== Supplied data ==
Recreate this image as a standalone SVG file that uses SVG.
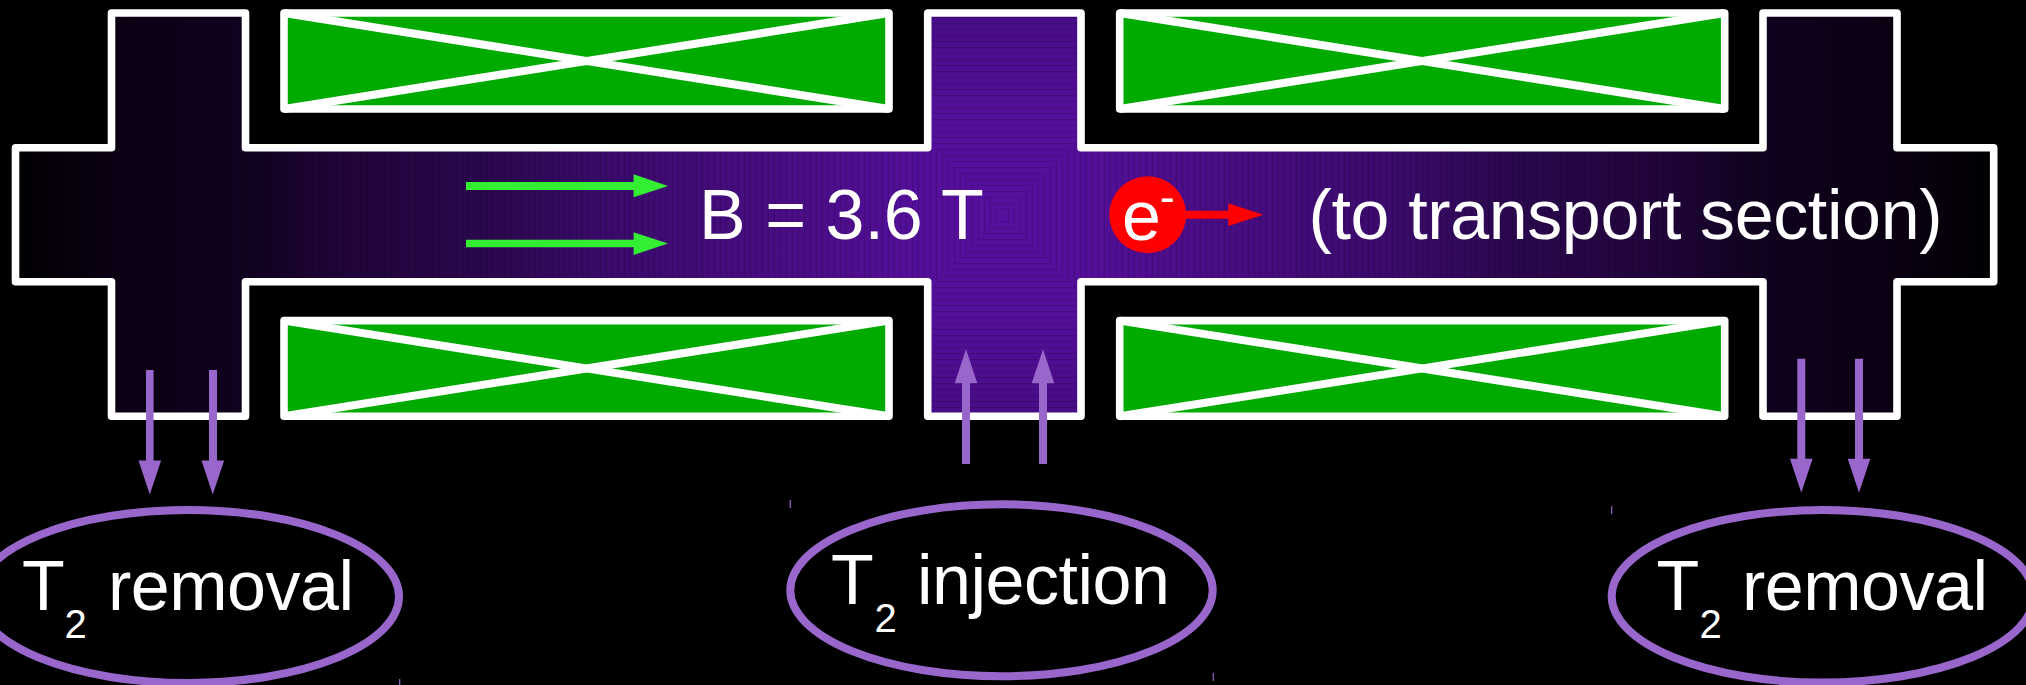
<svg xmlns="http://www.w3.org/2000/svg" width="2026" height="685" viewBox="0 0 2026 685">
<style>
.wall{fill:none;stroke:#fff;stroke-width:7.6;stroke-linejoin:round}
.coil{fill:#00ab00;stroke:#fff;stroke-width:7.6;stroke-linejoin:round}
.x{fill:none;stroke:#fff;stroke-width:8}
.port{fill:none;stroke:#96c;stroke-width:8}
.tick{stroke:#96c;stroke-width:1.2}
text{font-family:"Liberation Sans",Arial,Helvetica,sans-serif;fill:#fff}
.big{font-size:70px}
.sub{font-size:40px}
.g{fill:#3e3}
.p{fill:#96c}
.r{fill:#f00}
</style>
<defs>
<linearGradient id="gx" gradientUnits="userSpaceOnUse" x1="1002" y1="0" x2="2000" y2="0" spreadMethod="reflect">
<stop offset="0" stop-color="#560f9e"/><stop offset=".08" stop-color="#540f9a"/><stop offset=".2" stop-color="#4a0d86"/><stop offset=".4" stop-color="#3a0a6a"/><stop offset=".5" stop-color="#2c0850"/><stop offset=".67" stop-color="#1f0438"/><stop offset=".75" stop-color="#110220"/><stop offset=".9" stop-color="#0a0012"/><stop offset="1" stop-color="#000"/>
</linearGradient>
<linearGradient id="gy" gradientUnits="userSpaceOnUse" x1="0" y1="215" x2="0" y2="1213" spreadMethod="reflect">
<stop offset="0" stop-color="#560f9e"/><stop offset=".1" stop-color="#540f9a"/><stop offset=".2" stop-color="#480c86"/><stop offset="1" stop-color="#000"/>
</linearGradient>
<pattern id="vl" patternUnits="userSpaceOnUse" x="1002" y="0" width="6" height="6"><rect width="1" height="6" fill="#000" opacity=".16"/></pattern>
<pattern id="hl" patternUnits="userSpaceOnUse" x="0" y="215" width="6" height="6"><rect width="6" height="1" fill="#000" opacity=".16"/></pattern>
<clipPath id="cross"><path d="M15.5 147.7H111.5V13H245.5V147.7H927.7V13H1081V147.7H1763V13H1897V147.7H1993.7V281.7H1897V416.3H1763V281.7H1081V416.3H927.7V281.7H245.5V416.3H111.5V281.7H15.5Z"/></clipPath>
</defs>
<rect width="2026" height="685" fill="#000"/>
<g id="chamber">
<g clip-path="url(#cross)">
<rect x="0" y="0" width="2026" height="430" fill="url(#gx)"/>
<rect x="0" y="0" width="2026" height="430" fill="url(#vl)"/>
<polygon points="1002,215 788,0 1217,0" fill="url(#gy)"/>
<polygon points="1002,215 788,430 1217,430" fill="url(#gy)"/>
<polygon points="1002,215 788,0 1217,0" fill="url(#hl)"/>
<polygon points="1002,215 788,430 1217,430" fill="url(#hl)"/>
</g>
<path class="wall" d="M15.5 147.7H111.5V13H245.5V147.7H927.7V13H1081V147.7H1763V13H1897V147.7H1993.7V281.7H1897V416.3H1763V281.7H1081V416.3H927.7V281.7H245.5V416.3H111.5V281.7H15.5Z"/>
</g>
<g id="coil-top-left"><rect class="coil" x="284" y="13" width="605" height="96"/><path class="x" d="M284 13L889 109M284 109L889 13"/></g>
<g id="coil-top-right"><rect class="coil" x="1119.7" y="13" width="605" height="96"/><path class="x" d="M1119.7 13L1724.7 109M1119.7 109L1724.7 13"/></g>
<g id="coil-bottom-left"><rect class="coil" x="284" y="320.6" width="605" height="95.7"/><path class="x" d="M284 320.6L889 416.3M284 416.3L889 320.6"/></g>
<g id="coil-bottom-right"><rect class="coil" x="1119.7" y="320.6" width="605" height="95.7"/><path class="x" d="M1119.7 320.6L1724.7 416.3M1119.7 416.3L1724.7 320.6"/></g>
<g id="connectors">
<path class="g" d="M466 182H633.6V174.3L668 186L633.6 197.3V190H466Z"/>
<path class="g" d="M466 239.7H633.6V232.3L668 243.5L633.6 255V247.3H466Z"/>
<path class="r" d="M1180 210.7H1228.3V203.3L1263.3 214.7L1228.3 226V218.7H1180Z"/>
<path class="p" d="M962 464V383.3H954.7L966 349.3L977.3 383.3H970V464Z"/>
<path class="p" d="M1039 464V383.3H1031.7L1043 349.3L1054.3 383.3H1047V464Z"/>
<path class="p" d="M146 370V460.4H138.5L149.8 494.4L161.1 460.4H153.6V370Z"/>
<path class="p" d="M209 370V460.4H201.5L212.8 494.4L224.1 460.4H217V370Z"/>
<path class="p" d="M1797.3 358.7V458.7H1790L1801.3 492.7L1812.6 458.7H1805.3V358.7Z"/>
<path class="p" d="M1855 358.7V458.7H1847.7L1859 492.7L1870.3 458.7H1863V358.7Z"/>
</g>
<g id="label-field"><text class="big" x="699" y="239.3">B = 3.6 T</text></g>
<g id="electron"><circle class="r" cx="1147.7" cy="214.7" r="38.5"/><text class="big" x="1122" y="240">e</text><text font-size="44" x="1160" y="212">-</text></g>
<g id="label-transport"><text class="big" x="1308.5" y="239.3" textLength="634">(to transport section)</text></g>
<g id="removal-left"><ellipse class="port" cx="188" cy="596.5" rx="211" ry="86.5"/><line class="tick" x1="399.7" y1="679" x2="399.7" y2="685"/><text class="big" x="22" y="610">T</text><text class="sub" x="64.500" y="638">2</text><text class="big" x="108" y="610" textLength="246">removal</text></g>
<g id="injection"><ellipse class="port" cx="1001.5" cy="590.3" rx="211.2" ry="86"/><line class="tick" x1="790.3" y1="500" x2="790.3" y2="508"/><line class="tick" x1="1213.3" y1="673" x2="1213.3" y2="681"/><text class="big" x="831" y="604">T</text><text class="sub" x="874.500" y="632">2</text><text class="big" x="917" y="604" textLength="253">injection</text></g>
<g id="removal-right"><ellipse class="port" cx="1822.7" cy="596.3" rx="211" ry="86.3"/><line class="tick" x1="1611.7" y1="506.3" x2="1611.7" y2="514"/><text class="big" x="1656.500" y="610">T</text><text class="sub" x="1699.500" y="638">2</text><text class="big" x="1742" y="610" textLength="246">removal</text></g>
</svg>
===
Stated exercise: Repeat the data above exactly, but not the pictures.

Output for this task:
Recreate this image as a standalone SVG file that uses SVG.
<svg xmlns="http://www.w3.org/2000/svg" width="2026" height="685" viewBox="0 0 2026 685">
<style>
.wall{fill:none;stroke:#fff;stroke-width:7.6;stroke-linejoin:round}
.coil{fill:#00ab00;stroke:#fff;stroke-width:7.6;stroke-linejoin:round}
.x{fill:none;stroke:#fff;stroke-width:8}
.port{fill:none;stroke:#96c;stroke-width:8}
.tick{stroke:#96c;stroke-width:1.2}
text{font-family:"Liberation Sans",Arial,Helvetica,sans-serif;fill:#fff}
.big{font-size:70px}
.sub{font-size:40px}
.g{fill:#3e3}
.p{fill:#96c}
.r{fill:#f00}
</style>
<defs>
<linearGradient id="gx" gradientUnits="userSpaceOnUse" x1="1002" y1="0" x2="2000" y2="0" spreadMethod="reflect">
<stop offset="0" stop-color="#560f9e"/><stop offset=".08" stop-color="#540f9a"/><stop offset=".2" stop-color="#4a0d86"/><stop offset=".4" stop-color="#3a0a6a"/><stop offset=".5" stop-color="#2c0850"/><stop offset=".67" stop-color="#1f0438"/><stop offset=".75" stop-color="#110220"/><stop offset=".9" stop-color="#0a0012"/><stop offset="1" stop-color="#000"/>
</linearGradient>
<linearGradient id="gy" gradientUnits="userSpaceOnUse" x1="0" y1="215" x2="0" y2="1213" spreadMethod="reflect">
<stop offset="0" stop-color="#560f9e"/><stop offset=".1" stop-color="#540f9a"/><stop offset=".2" stop-color="#480c86"/><stop offset="1" stop-color="#000"/>
</linearGradient>
<pattern id="vl" patternUnits="userSpaceOnUse" x="1002" y="0" width="6" height="6"><rect width="1" height="6" fill="#000" opacity=".16"/></pattern>
<pattern id="hl" patternUnits="userSpaceOnUse" x="0" y="215" width="6" height="6"><rect width="6" height="1" fill="#000" opacity=".16"/></pattern>
<clipPath id="cross"><path d="M15.5 147.7H111.5V13H245.5V147.7H927.7V13H1081V147.7H1763V13H1897V147.7H1993.7V281.7H1897V416.3H1763V281.7H1081V416.3H927.7V281.7H245.5V416.3H111.5V281.7H15.5Z"/></clipPath>
</defs>
<rect width="2026" height="685" fill="#000"/>
<g id="chamber">
<g clip-path="url(#cross)">
<rect x="0" y="0" width="2026" height="430" fill="url(#gx)"/>
<rect x="0" y="0" width="2026" height="430" fill="url(#vl)"/>
<polygon points="1002,215 788,0 1217,0" fill="url(#gy)"/>
<polygon points="1002,215 788,430 1217,430" fill="url(#gy)"/>
<polygon points="1002,215 788,0 1217,0" fill="url(#hl)"/>
<polygon points="1002,215 788,430 1217,430" fill="url(#hl)"/>
</g>
<path class="wall" d="M15.5 147.7H111.5V13H245.5V147.7H927.7V13H1081V147.7H1763V13H1897V147.7H1993.7V281.7H1897V416.3H1763V281.7H1081V416.3H927.7V281.7H245.5V416.3H111.5V281.7H15.5Z"/>
</g>
<g id="coil-top-left"><rect class="coil" x="284" y="13" width="605" height="96"/><path class="x" d="M284 13L889 109M284 109L889 13"/></g>
<g id="coil-top-right"><rect class="coil" x="1119.7" y="13" width="605" height="96"/><path class="x" d="M1119.7 13L1724.7 109M1119.7 109L1724.7 13"/></g>
<g id="coil-bottom-left"><rect class="coil" x="284" y="320.6" width="605" height="95.7"/><path class="x" d="M284 320.6L889 416.3M284 416.3L889 320.6"/></g>
<g id="coil-bottom-right"><rect class="coil" x="1119.7" y="320.6" width="605" height="95.7"/><path class="x" d="M1119.7 320.6L1724.7 416.3M1119.7 416.3L1724.7 320.6"/></g>
<g id="connectors">
<path class="g" d="M466 182H633.6V174.3L668 186L633.6 197.3V190H466Z"/>
<path class="g" d="M466 239.7H633.6V232.3L668 243.5L633.6 255V247.3H466Z"/>
<path class="r" d="M1180 210.7H1228.3V203.3L1263.3 214.7L1228.3 226V218.7H1180Z"/>
<path class="p" d="M962 464V383.3H954.7L966 349.3L977.3 383.3H970V464Z"/>
<path class="p" d="M1039 464V383.3H1031.7L1043 349.3L1054.3 383.3H1047V464Z"/>
<path class="p" d="M146 370V460.4H138.5L149.8 494.4L161.1 460.4H153.6V370Z"/>
<path class="p" d="M209 370V460.4H201.5L212.8 494.4L224.1 460.4H217V370Z"/>
<path class="p" d="M1797.3 358.7V458.7H1790L1801.3 492.7L1812.6 458.7H1805.3V358.7Z"/>
<path class="p" d="M1855 358.7V458.7H1847.7L1859 492.7L1870.3 458.7H1863V358.7Z"/>
</g>
<g id="label-field"><text class="big" x="699" y="239.3">B = 3.6 T</text></g>
<g id="electron"><circle class="r" cx="1147.7" cy="214.7" r="38.5"/><text class="big" x="1122" y="240">e</text><text font-size="44" x="1160" y="212">-</text></g>
<g id="label-transport"><text class="big" x="1308.5" y="239.3" textLength="634">(to transport section)</text></g>
<g id="removal-left"><ellipse class="port" cx="188" cy="596.5" rx="211" ry="86.5"/><line class="tick" x1="399.7" y1="679" x2="399.7" y2="685"/><text class="big" x="22" y="610">T</text><text class="sub" x="64.500" y="638">2</text><text class="big" x="108" y="610" textLength="246">removal</text></g>
<g id="injection"><ellipse class="port" cx="1001.5" cy="590.3" rx="211.2" ry="86"/><line class="tick" x1="790.3" y1="500" x2="790.3" y2="508"/><line class="tick" x1="1213.3" y1="673" x2="1213.3" y2="681"/><text class="big" x="831" y="604">T</text><text class="sub" x="874.500" y="632">2</text><text class="big" x="917" y="604" textLength="253">injection</text></g>
<g id="removal-right"><ellipse class="port" cx="1822.7" cy="596.3" rx="211" ry="86.3"/><line class="tick" x1="1611.7" y1="506.3" x2="1611.7" y2="514"/><text class="big" x="1656.500" y="610">T</text><text class="sub" x="1699.500" y="638">2</text><text class="big" x="1742" y="610" textLength="246">removal</text></g>
</svg>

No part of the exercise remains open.